Enchiladas Verde (that's Spanish for "awesome")




Hey, guess what? I got a new cookbook! It is: The Real Food Daily Cookbook by Ann Gentry. Real Food Daily is an L.A. restaurant chain that is vegetarian and organic. Disclaimer- I've never been there (to any of the locations). I've read good and bad reviews and live no where near any of them, so I just have never bothered. But the cookbook is beautifully designed, full color (unlike most of my books- not that I have anything against low and minimal budget printing, it's the content that counts). But this one is damn pretty. What really caught my eye with it though was the seasonal sections in the back. The chef lists recipes by seasonal ingredients after the usual sections (soups, salads, entrees, etc).
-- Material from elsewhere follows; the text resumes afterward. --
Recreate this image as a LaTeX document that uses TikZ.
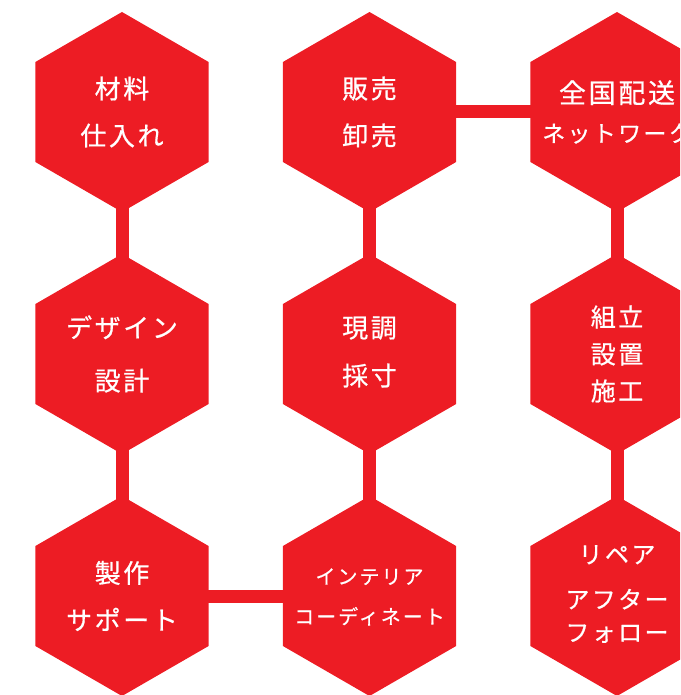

One thing that I noticed when I got it home and really delved into it, was that the recipes that are most interesting to me are rather complex. there's a lot of listing of ingredients and then buried in the list will be "x sauce (see page blah blah)". Meaning that you have to make things to have the ingredients to make things. Which undoubtedly makes them better, but also takes up some serious time.

But anything worth doing is worth doing well, right? So this is the Enchiladas Verde (more or less) from page 152. I say more or less b/c I cheaped out on making my own Seitan and just bought some. I'm ambitious, but I have limits.
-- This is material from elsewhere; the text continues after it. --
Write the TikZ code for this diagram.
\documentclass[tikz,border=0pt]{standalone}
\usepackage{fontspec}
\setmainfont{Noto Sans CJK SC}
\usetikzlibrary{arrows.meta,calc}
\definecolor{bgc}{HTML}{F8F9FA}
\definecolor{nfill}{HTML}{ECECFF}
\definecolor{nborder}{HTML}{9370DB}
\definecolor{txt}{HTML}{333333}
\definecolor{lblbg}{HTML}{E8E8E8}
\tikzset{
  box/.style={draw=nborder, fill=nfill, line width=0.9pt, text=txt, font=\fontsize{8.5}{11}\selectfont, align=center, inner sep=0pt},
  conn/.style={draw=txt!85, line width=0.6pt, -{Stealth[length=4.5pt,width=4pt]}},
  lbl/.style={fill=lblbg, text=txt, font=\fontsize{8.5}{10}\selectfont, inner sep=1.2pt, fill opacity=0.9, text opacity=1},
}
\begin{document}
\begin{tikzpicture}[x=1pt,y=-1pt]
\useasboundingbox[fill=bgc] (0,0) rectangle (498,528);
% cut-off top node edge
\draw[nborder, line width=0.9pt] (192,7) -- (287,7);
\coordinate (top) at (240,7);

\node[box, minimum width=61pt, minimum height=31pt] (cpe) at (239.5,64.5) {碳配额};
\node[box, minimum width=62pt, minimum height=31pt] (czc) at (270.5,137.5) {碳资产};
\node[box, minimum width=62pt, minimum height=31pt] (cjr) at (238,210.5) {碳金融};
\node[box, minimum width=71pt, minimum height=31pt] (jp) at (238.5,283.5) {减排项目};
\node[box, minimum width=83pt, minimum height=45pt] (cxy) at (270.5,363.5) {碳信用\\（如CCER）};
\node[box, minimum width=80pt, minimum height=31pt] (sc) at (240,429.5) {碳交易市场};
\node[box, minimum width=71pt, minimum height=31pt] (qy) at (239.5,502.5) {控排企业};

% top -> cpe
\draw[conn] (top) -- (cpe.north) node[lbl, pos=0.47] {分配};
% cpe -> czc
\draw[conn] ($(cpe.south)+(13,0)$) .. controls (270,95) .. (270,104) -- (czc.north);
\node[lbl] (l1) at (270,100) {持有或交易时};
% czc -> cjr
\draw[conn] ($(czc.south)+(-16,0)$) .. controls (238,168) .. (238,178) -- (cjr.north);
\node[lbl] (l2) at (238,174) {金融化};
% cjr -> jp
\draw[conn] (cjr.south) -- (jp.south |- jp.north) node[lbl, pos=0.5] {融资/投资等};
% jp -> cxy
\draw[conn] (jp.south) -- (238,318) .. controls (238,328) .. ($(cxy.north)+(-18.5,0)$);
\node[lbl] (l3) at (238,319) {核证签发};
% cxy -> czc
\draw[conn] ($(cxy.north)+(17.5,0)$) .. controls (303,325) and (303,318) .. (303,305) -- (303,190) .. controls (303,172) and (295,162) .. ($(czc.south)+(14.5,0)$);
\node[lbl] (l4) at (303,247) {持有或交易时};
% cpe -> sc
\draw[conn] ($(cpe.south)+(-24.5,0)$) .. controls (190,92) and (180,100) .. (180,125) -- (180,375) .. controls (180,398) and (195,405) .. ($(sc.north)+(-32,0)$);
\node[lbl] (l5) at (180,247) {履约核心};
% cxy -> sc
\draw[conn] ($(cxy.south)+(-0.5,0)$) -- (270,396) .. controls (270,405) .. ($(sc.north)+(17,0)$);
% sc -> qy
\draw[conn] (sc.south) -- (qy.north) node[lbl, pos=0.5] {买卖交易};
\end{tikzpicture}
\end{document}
I did make the Salsa verde, which was my first foray into tomatillos. They're kinda creepy as I found a large dried up spider in one (in between the husk and the fruit). Anway, the salsa is an excellent recipe in itself. I did hit on a happy accident with this too. I made the salsa and had a minor catastrophe last night (almost lost my engagement ring while making it- we found it after 2 hours of looking. It was in the onion drawer). Anyway, I didn't feel like finishing up enchiladas, so I stuck the salsa in the fridge. It turns out that having it steep overnight is really good for the flavor.

Today, I made the enchilada part with store bought seitan (oh, whatever, it's good). The recipe is delicious! Davey thinks it's the best green salsa that he's ever had. It has great flavor, and after the addition of the second chili in the enchilada sauce, a nice simmery spice to it. the seitan takes on a very faux chicken feel, and the whole combo of flavors is really over the moon.

I also got ingredients for a nice peanut noodle salad that I'll be trying. I'm hoping that all of the recipes from the book are as out of the park as this one. And, I have to get around to trying out the restaurant as well!